JDS Uniphase Corporation
- Type: Public
- Traded as: Nasdaq: JDSU
- Industry: Optical products and broadband communications
- Predecessors: JDS Fitel; Uniphase Corporation (1999);
- Founded: 1981; 45 years ago
- Defunct: 2015
- Fate: Split into 2 new companies
- Successors: Viavi Solutions; Lumentum Holdings;
- Headquarters: Milpitas, California, U.S.
- Number of locations: 80 offices, serving customers in more than 160 countries
- Key people: Thomas H. Waechter (CEO, president and Director) David W. Vellequette (CFO)
- Products: Communications test and measurement equipment; optical communications components, modules, and subsystems.; Lasers used for biotechnology, semiconductor manufacturing, and materials processing.; Thin film coatings, components, and assemblies used to manage light for displays, instrumentation, office automation, and aerospace/defense.; Optical solutions for brand protection and document authentication; and decorative coatings for brand enhancement and differentiation;
- Revenue: US$ 1.709 billion (2015)
- Operating income: US$ -88.1 million (2015)
- Net income: US$ -88.1 million (2015)
- Total assets: US$ 2.218 billion (2015)
- Total equity: US$ 1.101 billion (2015)
- Number of employees: 5,100 (2015)
- Website: JDSU.com at the Wayback Machine (archived 1 August 2015)

= JDSU =

American optics company, 1979–2015

JDS Uniphase Corporation (JDSU) was an American company that designed and manufactured products for optical communications networks, communications test and measurement equipment, lasers, optical solutions for authentication and decorative applications, and other custom optics. It was headquartered in Milpitas, California. In August 2015, JDSU split into two different companies – Viavi Solutions and Lumentum Holdings.

==History==
Uniphase was started in 1979 in a San Jose, California garage, and made lasers for chip makers and scanners.

In 1981, JDS Optics was founded in Ottawa, Ontario by Philip Garel-Jones, Gary Duck, Jozef Straus, and Bill Sinclair. The "JDS" is short for Jones, Duck and Straus/Sinclair.
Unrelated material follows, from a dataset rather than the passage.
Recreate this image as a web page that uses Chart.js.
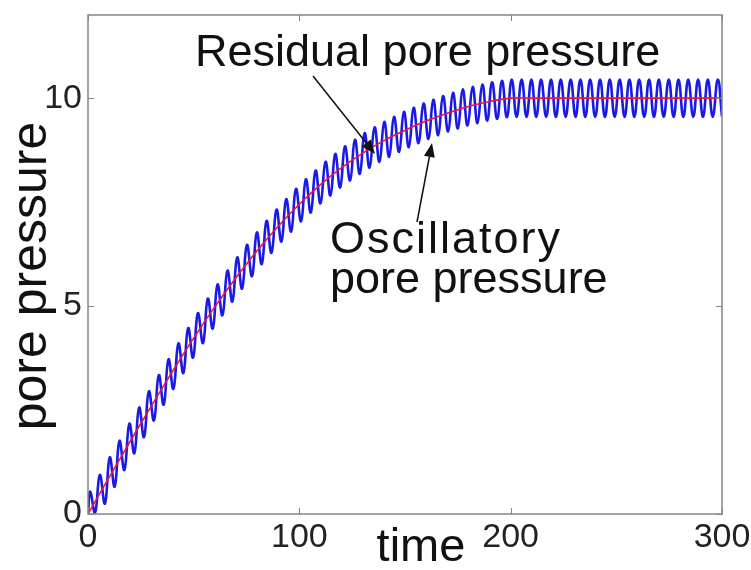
<!DOCTYPE html>
<html>
<head>
<meta charset="utf-8">
<script src="https://cdn.jsdelivr.net/npm/chart.js@4"></script>
<style>
  body { margin: 0; background: #fff; }
  #pp { display: block; }
</style>
</head>
<body>
<canvas id="pp" width="751" height="570"></canvas>
<script>
// residual pore pressure (red)
var residualT = [0, 10, 20, 30, 40, 50, 60, 70, 80, 90, 100, 110, 120, 130, 140, 150,
  160, 170, 180, 190, 200, 210, 220, 230, 240, 250, 260, 270, 280, 290, 300];
var residualP = [0, 0.88, 1.75, 2.6, 3.43, 4.23, 4.98, 5.68, 6.33, 6.92, 7.45, 7.92, 8.33, 8.68, 8.98, 9.23,
  9.45, 9.64, 9.8, 9.92, 10, 10, 10, 10, 10, 10, 10, 10, 10, 10, 10];

// oscillatory pore pressure (blue), read at peaks and troughs
var oscT = [0, 1.0, 3.3, 5.6, 8.0, 10.3, 12.6, 14.9, 17.2, 19.6, 21.9, 24.2, 26.5, 28.8, 31.2,
  33.5, 35.8, 38.1, 40.4, 42.8, 45.1, 47.4, 49.7, 52.0, 54.4, 56.7, 59.0, 61.3, 63.6,
  66.0, 68.3, 70.6, 72.9, 75.2, 77.6, 79.9, 82.2, 84.5, 86.8, 89.2, 91.5, 93.8, 96.1,
  98.4, 100.8, 103.1, 105.4, 107.7, 110.0, 112.4, 114.7, 117.0, 119.3, 121.6, 124.0,
  126.3, 128.6, 130.9, 133.2, 135.6, 137.9, 140.2, 142.5, 144.8, 147.2, 149.5, 151.8,
  154.1, 156.4, 158.8, 161.1, 163.4, 165.7, 168.0, 170.4, 172.7, 175.0, 177.3, 179.6,
  182.0, 184.3, 186.6, 188.9, 191.2, 193.6, 195.9, 198.2, 200.5, 202.8, 205.2, 207.5,
  209.8, 212.1, 214.4, 216.8, 219.1, 221.4, 223.7, 226.0, 228.4, 230.7, 233.0, 235.3,
  237.6, 240.0, 242.3, 244.6, 246.9, 249.2, 251.6, 253.9, 256.2, 258.5, 260.8, 263.2,
  265.5, 267.8, 270.1, 272.4, 274.8, 277.1, 279.4, 281.7, 284.0, 286.4, 288.7, 291.0,
  293.3, 295.6, 298.0, 300.0];
var oscP = [0, 0.54, 0.02, 0.94, 0.25, 1.36, 0.66, 1.76, 1.06, 2.17, 1.46, 2.56, 1.85, 2.95, 2.25,
  3.34, 2.63, 3.72, 3.01, 4.10, 3.39, 4.47, 3.76, 4.83, 4.11, 5.18, 4.46, 5.52, 4.78,
  5.85, 5.11, 6.17, 5.42, 6.47, 5.72, 6.77, 6.01, 7.05, 6.28, 7.32, 6.55, 7.57, 6.79,
  7.82, 7.04, 8.05, 7.25, 8.26, 7.47, 8.47, 7.66, 8.66, 7.85, 8.84, 8.02,
  9.00, 8.18, 9.16, 8.33, 9.30, 8.47, 9.43, 8.59, 9.55, 8.71, 9.67, 8.82,
  9.77, 8.92, 9.87, 9.02, 9.96, 9.11, 10.05, 9.20, 10.13, 9.27, 10.21, 9.34,
  10.27, 9.40, 10.33, 9.46, 10.38, 9.50, 10.42, 9.54, 10.45, 9.55, 10.45, 9.55,
  10.45, 9.55, 10.45, 9.55, 10.45, 9.55, 10.45, 9.55, 10.45, 9.55, 10.45, 9.55,
  10.45, 9.55, 10.45, 9.55, 10.45, 9.55, 10.45, 9.55, 10.45, 9.55, 10.45, 9.55,
  10.45, 9.55, 10.45, 9.55, 10.45, 9.55, 10.45, 9.55, 10.45, 9.55, 10.45, 9.55,
  10.45, 9.55, 10.45, 9.56];

var xTicks = [0, 100, 200, 300];
var yTicks = [0, 5, 10];

var FONT = "'Liberation Sans', Arial, Helvetica, sans-serif";

function pts(xs, ys) {
  return xs.map(function (v, i) { return { x: v, y: ys[i] }; });
}

function arrow(ctx, x0, y0, x1, y1) {
  var ang = Math.atan2(y1 - y0, x1 - x0);
  var len = 14, w = 5.5;
  ctx.beginPath();
  ctx.moveTo(x0, y0);
  ctx.lineTo(x1 - len * Math.cos(ang), y1 - len * Math.sin(ang));
  ctx.stroke();
  ctx.beginPath();
  ctx.moveTo(x1, y1);
  ctx.lineTo(x1 - len * Math.cos(ang) + w * Math.sin(ang), y1 - len * Math.sin(ang) - w * Math.cos(ang));
  ctx.lineTo(x1 - len * Math.cos(ang) - w * Math.sin(ang), y1 - len * Math.sin(ang) + w * Math.cos(ang));
  ctx.closePath();
  ctx.fill();
}

// box round the axes with inward ticks, like matlab
var frame = {
  id: 'frame',
  afterDatasetsDraw: function (chart) {
    var ctx = chart.ctx, a = chart.chartArea;
    var xs = chart.scales.x, ys = chart.scales.y;
    ctx.save();
    ctx.strokeStyle = '#858585';
    ctx.lineWidth = 1.5;
    ctx.strokeRect(a.left, a.top, a.right - a.left, a.bottom - a.top);
    ctx.lineWidth = 1;
    ctx.beginPath();
    xTicks.forEach(function (v) {
      var px = Math.round(xs.getPixelForValue(v)) + 0.5;
      ctx.moveTo(px, a.bottom); ctx.lineTo(px, a.bottom - 6);
      ctx.moveTo(px, a.top); ctx.lineTo(px, a.top + 6);
    });
    yTicks.forEach(function (v) {
      var py = Math.round(ys.getPixelForValue(v)) + 0.5;
      ctx.moveTo(a.left, py); ctx.lineTo(a.left + 6, py);
      ctx.moveTo(a.right, py); ctx.lineTo(a.right - 6, py);
    });
    ctx.stroke();
    ctx.restore();
  },
  afterDraw: function (chart) {
    var ctx = chart.ctx;
    ctx.save();
    ctx.fillStyle = '#111';
    ctx.strokeStyle = '#111';
    ctx.lineWidth = 1.5;
    ctx.textBaseline = 'alphabetic';

    ctx.font = '45px ' + FONT;
    ctx.textAlign = 'left';
    ctx.fillText('Residual pore pressure', 195, 66);
    ctx.fillText('pore pressure', 330, 293);
    ctx.letterSpacing = '2px';
    ctx.fillText('Oscillatory', 330, 253);
    ctx.letterSpacing = '0px';

    arrow(ctx, 313, 76, 375, 154);
    arrow(ctx, 417, 222, 432, 143);

    ctx.font = '47px ' + FONT;
    ctx.textAlign = 'center';
    ctx.fillText('time', 421, 561);

    ctx.font = '50px ' + FONT;
    ctx.translate(46, 276);
    ctx.rotate(-Math.PI / 2);
    ctx.fillText('pore pressure', 0, 0);
    ctx.restore();
  }
};

new Chart(document.getElementById('pp'), {
  type: 'line',
  data: {
    datasets: [{
      label: 'Residual pore pressure',
      data: pts(residualT, residualP),
      borderColor: '#f0143c',
      borderWidth: 1.6,
      tension: 0.4,
      pointRadius: 0,
      order: 0
    }, {
      label: 'Oscillatory pore pressure',
      data: pts(oscT, oscP),
      borderColor: '#1a1ae6',
      borderWidth: 2.6,
      tension: 0.45,
      pointRadius: 0,
      order: 1
    }]
  },
  options: {
    responsive: false,
    animation: false,
    layout: { padding: { top: 15, right: 29, left: 0, bottom: 0 } },
    plugins: {
      legend: { display: false },
      tooltip: { enabled: false }
    },
    scales: {
      x: {
        type: 'linear',
        min: 0,
        max: 300,
        grid: { display: false, drawTicks: false },
        border: { display: false },
        ticks: { font: { family: FONT, size: 34 }, color: '#222', padding: 3, maxRotation: 0 },
        afterBuildTicks: function (s) { s.ticks = xTicks.map(function (v) { return { value: v }; }); },
        afterFit: function (s) { s.height = 56; s.paddingLeft = 0; s.paddingRight = 0; }
      },
      y: {
        type: 'linear',
        min: 0,
        max: 12,
        grid: { display: false, drawTicks: false },
        border: { display: false },
        ticks: { font: { family: FONT, size: 34 }, color: '#222', padding: 6 },
        afterBuildTicks: function (s) { s.ticks = yTicks.map(function (v) { return { value: v }; }); },
        afterFit: function (s) { s.width = 88; s.paddingTop = 0; s.paddingBottom = 0; }
      }
    }
  },
  plugins: [frame]
});
</script>
</body>
</html>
The company became JDS Fitel when it formed a partnership with Fitel, a fiber optic and optical connector company.

In 1999, JDSU was formed by the merger between JDS Fitel and Uniphase, and it became known as JDS Uniphase subsequent to the merger.
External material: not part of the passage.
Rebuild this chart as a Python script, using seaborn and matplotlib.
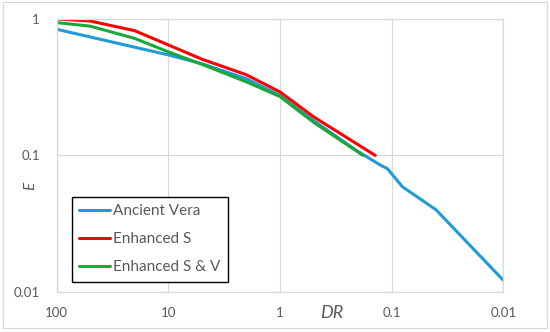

Three other major fiber companies were acquired by JDS Uniphase during the telecom boom – Optical Coating Laboratory Inc. (OCLI), bought for $6.2 billion and based in Santa Rosa, California, E-TEK Dynamics, bought for $15 billion, and SDL, bought for $45 billion, both based in San Jose, California.

In 2003, CEO Straus retired, and the company moved its headquarters to San Jose, California, to consolidate its business.

On August 3, 2005, the company acquired test and measurement equipment company Acterna for $760 million, which became part of JDSU's Test and Measurement Group. Acterna had been formed by the May 2000 merger of network test solutions developer Wavetek Wandel Goltermann (WWG) and hand-held test equipment developer TTC.

In 2006, the company moved its headquarters to Milpitas, California.

In December 2013, the company announced it was acquiring fellow network performance management company Network Instruments, for $200 million.

On August 1, 2015, JDSU split into Viavi Solutions and Lumentum Holdings Inc.

===Stock===
During the 1990s, JDS Uniphase stock was a high-flyer tech stock investor favorite. Its stock price doubled three times and three stock splits of 3:1, 2:1, and 2:1 occurred roughly every 90 days during the last half of 1999 through early 2000 and further enabling JDS Uniphase to go on an acquisition and merger binge. After a downturn in the telecom industry as part of the dot com bubble, JDS Uniphase announced in late July 2001 the largest (up to then) write-down of goodwill. Employment soon dropped as part of the Global Realignment Program from nearly 29,000 to approximately 5,300, many of its factories and facilities were closed around the world, and the stock price dropped from $153 per share to less than $2 per share.

On September 23, 2005, JDSU announced a reverse stock split one-to-eight.

===Shareholder litigation===
After the 2001 crash of the telecommunications industry, the state of Connecticut filed a lawsuit against the company and four key executives, claiming that they had misled and hid from company shareholders advance knowledge of the company's impending downturn. Unlike most similar lawsuits, which are dismissed or settled before trial, Connecticut's lawsuit went to trial in October 2007. JDSU was acquitted of all charges in November 2007.